In de Oliver Stone-film The Doors zit ergens aan het eind een prachtige scène. Er klinkt muziek, veel lawaai, beelden van Vietnam, Nixon, rassenrellen, demonstraties. Schoten, geschreeuw. Afgrijselijk beeld na afgrijselijk beeld vliegt voorbij. Het is als een journaal met alle ellende van de wereld in één uitzending gepropt. Ondraaglijk. Dan draait de camera naar een dikke, bebaarde, bleke Jim Morrison. Hij staart met lege ogen in het niets en mompelt: ‘I think I’m having a nervous breakdown.’

Zo moet de wielerfan zich inmiddels ook voelen. Wil je al het dopingnieuws bijhouden moet je je vinger op de F5-knop houden en constant je beeld verversen. Je blijft drukken, al zou je het liefst terug in bed kruipen, de dekens over je hoofd trekken en slapen tot 23 februari. In de hoop wakker te worden met beelden van De Omloop en het bericht dat deze winter alleen maar een lange boze droom was.

De gifbeker moet leeg. Tot op de bodem. Waar die bodem zit wordt met de dag onduidelijker. Maar ook voor mensen die niet blind geloofden dat wielrennen een schone sport was en die best kunnen leven met hier en daar een dopinggeval, ook voor die realisten moet er iets gebeuren. Het is niet meer voldoende te roepen dat alles anders is nu. Het is logisch dat er niet zomaar een streep onder het verleden staat. Generaties eindigen niet abrupt, maar vloeien in elkaar over.

De frustratie van jonge renners is zó begrijpelijk. Doodziek moeten ze er van worden, elke keer weer die zelfde vragen. Hebben ze zich verdomme net de longen uit het lijf gereden, zich helemaal kapotgetraind, komt er weer zo’n flapdrol met een microfoon vragen wat ze van het laatste schandaal vinden. Maar lieve wielrenners, het is niet anders. Dit is hoe de sport waar jullie ook zo van houden er voor staat nu. En of je wil of niet, je maakt er deel van uit. En wegkijken helpt niet. Boos worden op journalisten ook niet. Je ergeren aan wielerfans die zich afvragen of jullie echt schoner zijn dan jullie voorgangers ook niet. Na alles wat we de afgelopen tijd over ons heen hebben gekregen hebben wij recht op een antwoord. En een oplossing. Het is lullig voor jullie, maar zonder ons is er geen sport. Zonder de mensen die dag in dag uit de televisie aanzetten om jullie te zien. Zonder de massa’s langs het parcours. Zonder publiek geen sponsors, zonder sponsors geen wielrennen.

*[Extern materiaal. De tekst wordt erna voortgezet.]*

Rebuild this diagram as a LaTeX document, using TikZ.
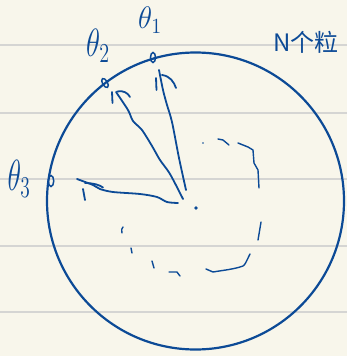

Afgelopen voorjaar genoot ik van de tweets van iemand die voor het eerst naar wielrennen keek. Ze was betoverd door de Giro d’Italia, stelde vragen over tactiek, regels en het verloop van de koers. Haar enthousiasme was verukkelijk en aanstekelijk. Een nieuwe wielerliefde was geboren. Het zou eeuwig zonde zijn als die prille liefde in de kiem wordt gesmoord.

Dus geef gewoon antwoord op alle vragen, desnoods honderd keer achter elkaar. Duizend als het moet. Wees kwaad op de bedriegers, op de UCI, op collega’s en oud-collega’s, op de ontkenners, de halfbakken bekenners en de zwijgers. Gooi al je frustraties eruit. Vloek en tier. Maar niet op de fans en de pers. En wees in vredesnaam duidelijk. Roep niet zoals Bradley Wiggins dat alle ellende in het verleden ligt waar je zelf geen deel van uitmaakte. Want wij zien meteen de beelden van de Tour van 2009 voor ons, waarin Wiggins naast Armstrong een berg opreed. En zeg niet zoals – ik meen dat het Robert Gesink was – een tijdje geleden deed dat je soms nog wel eens dingen ziet die niet kunnen. Want joehoe: WELKE DINGEN DAN? EN VAN WIE?

Als je het voorrecht hebt deel uit te maken van de mooiste sport ter wereld, heb je de verplichting die sport te beschermen. Tot je er schijtziek van wordt. En wees niet bang, we kunnen veel hebben. We kijken straks toch wel weer. Alle koersen staan alweer netjes op de kalender in de keuken ingevuld. En we hoeven geen utopia, geen perfecte sport. Af en toe een vlekje is prima.

Maar maak ons het nét even wat makkelijker.